▶ Task objective
Pictures excluded, return the lines below from the first through the line holding "var klValues = [0.566, 0.371, 0.1766, 0.1238, 0.1208, 0.1672];".

▶ Data provided
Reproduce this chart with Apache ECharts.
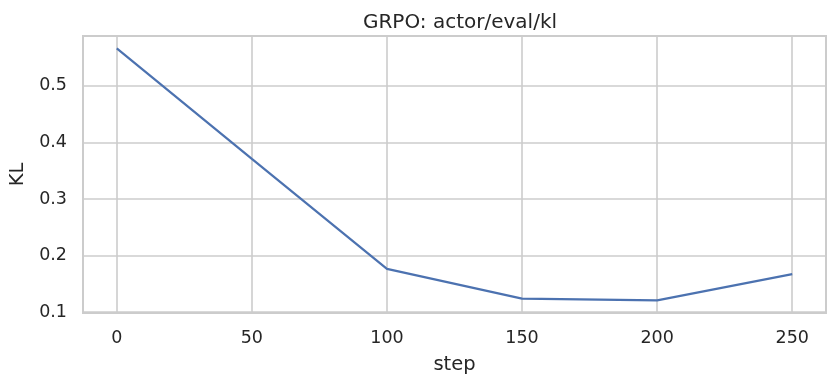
<!DOCTYPE html>
<html>
<head>
<meta charset="utf-8">
<script src="https://cdn.jsdelivr.net/npm/echarts@6/dist/echarts.min.js"></script>
<style>
  html, body { margin: 0; padding: 0; background: #fff; }
  #chart { width: 838px; height: 385px; }
</style>
</head>
<body>
<div id="chart"></div>
<script>
// eval steps and KL values
var steps = [0, 50, 100, 150, 200, 250];
var klValues = [0.566, 0.371, 0.1766, 0.1238, 0.1208, 0.1672];

var myChart = echarts.init(document.getElementById('chart'));
var font = 'DejaVu Sans';
var textColor = '#262626';

var option = {
    animation: false,
    backgroundColor: '#ffffff',
    title: {
        text: 'GRPO: actor/eval/kl',
        left: 455,
        textAlign: 'center',
        top: 8,
        textStyle: { fontFamily: font, fontSize: 20, fontWeight: 'normal', color: textColor }
    },
    grid: {
        show: true,
        left: 83,
        right: 12,
        top: 36,
        bottom: 72,
        outerBoundsMode: 'none',
        containLabel: false,
        borderColor: '#cccccc',
        borderWidth: 2
    },
    xAxis: {
        type: 'value',
        min: -12.5,
        max: 262.5,
        splitNumber: 5,
        name: 'step',
        nameLocation: 'middle',
        nameGap: 42,
        nameTextStyle: { fontFamily: font, fontSize: 19.5, color: textColor },
        axisLine: { show: false },
        axisTick: { show: false },
        axisLabel: {
            fontFamily: font, fontSize: 17.5, color: textColor, margin: 16,
            showMinLabel: false, showMaxLabel: false
        },
        splitLine: { show: true, lineStyle: { color: '#cccccc', width: 1.6 } }
    },
    yAxis: {
        type: 'value',
        min: 0.0985,
        max: 0.588,
        splitNumber: 5,
        name: 'KL',
        nameLocation: 'middle',
        nameGap: 48,
        nameRotate: 90,
        nameTextStyle: { fontFamily: font, fontSize: 19.5, color: textColor },
        axisLine: { show: false },
        axisTick: { show: false },
        axisLabel: {
            fontFamily: font, fontSize: 17.5, color: textColor, margin: 16,
            showMinLabel: false, showMaxLabel: false,
            formatter: function (v) { return v.toFixed(1); }
        },
        splitLine: { show: true, lineStyle: { color: '#cccccc', width: 1.6 } }
    },
    series: [
        {
            type: 'line',
            data: steps.map(function (s, i) { return [s, klValues[i]]; }),
            showSymbol: false,
            lineStyle: { color: '#4c72b0', width: 2.2 },
            itemStyle: { color: '#4c72b0' }
        }
    ]
};

myChart.setOption(option);
</script>
</body>
</html>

▶ Written response
Reproduce this chart with Apache ECharts.
<!DOCTYPE html>
<html>
<head>
<meta charset="utf-8">
<script src="https://cdn.jsdelivr.net/npm/echarts@6/dist/echarts.min.js"></script>
<style>
  html, body { margin: 0; padding: 0; background: #fff; }
  #chart { width: 838px; height: 385px; }
</style>
</head>
<body>
<div id="chart"></div>
<script>
// eval steps and KL values
var steps = [0, 50, 100, 150, 200, 250];
var klValues = [0.566, 0.371, 0.1766, 0.1238, 0.1208, 0.1672];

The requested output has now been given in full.